Abstract

The polymerization kinetics of 2,3-dichloro-p-xylylene was studied by in situ non-isothermal DSC measurements with a custom-made heat-flux calorimeter integrated into a vacuum vapor deposition polymerization reactor. The total exothermal effect of polymerization reaction (ΔH=57±6kJmol−1) and its temperature range (−155 to −80 °C) were evaluated. In contrast to polymerization of unsubstituted p-xylylene, DSC reveals a complex shape of the polymerization peak for 2,3-dichloro-p-xylylene, consisting of two overlapping individual peaks. It was suggested that the first peak is associated with polymerization reaction starting from active radical centers formed during the deposition stage, whereas the second peak is connected with polymerization starting from active centers initiated during heating of the monomer condensate. The Fraser-Suzuki deconvolution procedure was used to separate these two processes.
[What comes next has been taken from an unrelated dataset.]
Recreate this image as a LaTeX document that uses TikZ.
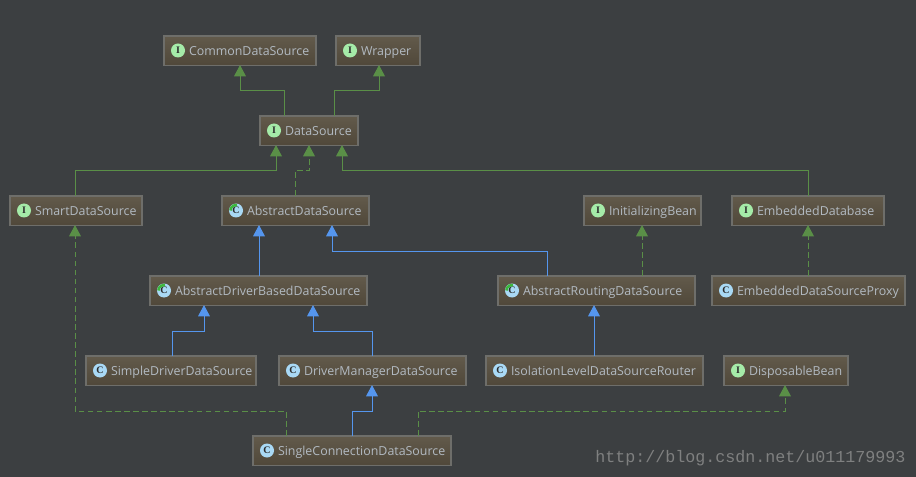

The differential isoconversional method by Friedman was applied for the kinetic analysis. It was found that for both of the processes the effective activation energy drops at high conversion degrees from about 25–27kJmol−1 to about 14kJmol−1. Such behavior can be explained by transition to diffusion-controlled regime of the reaction due to vitrification of the polymer-monomer reaction mixture.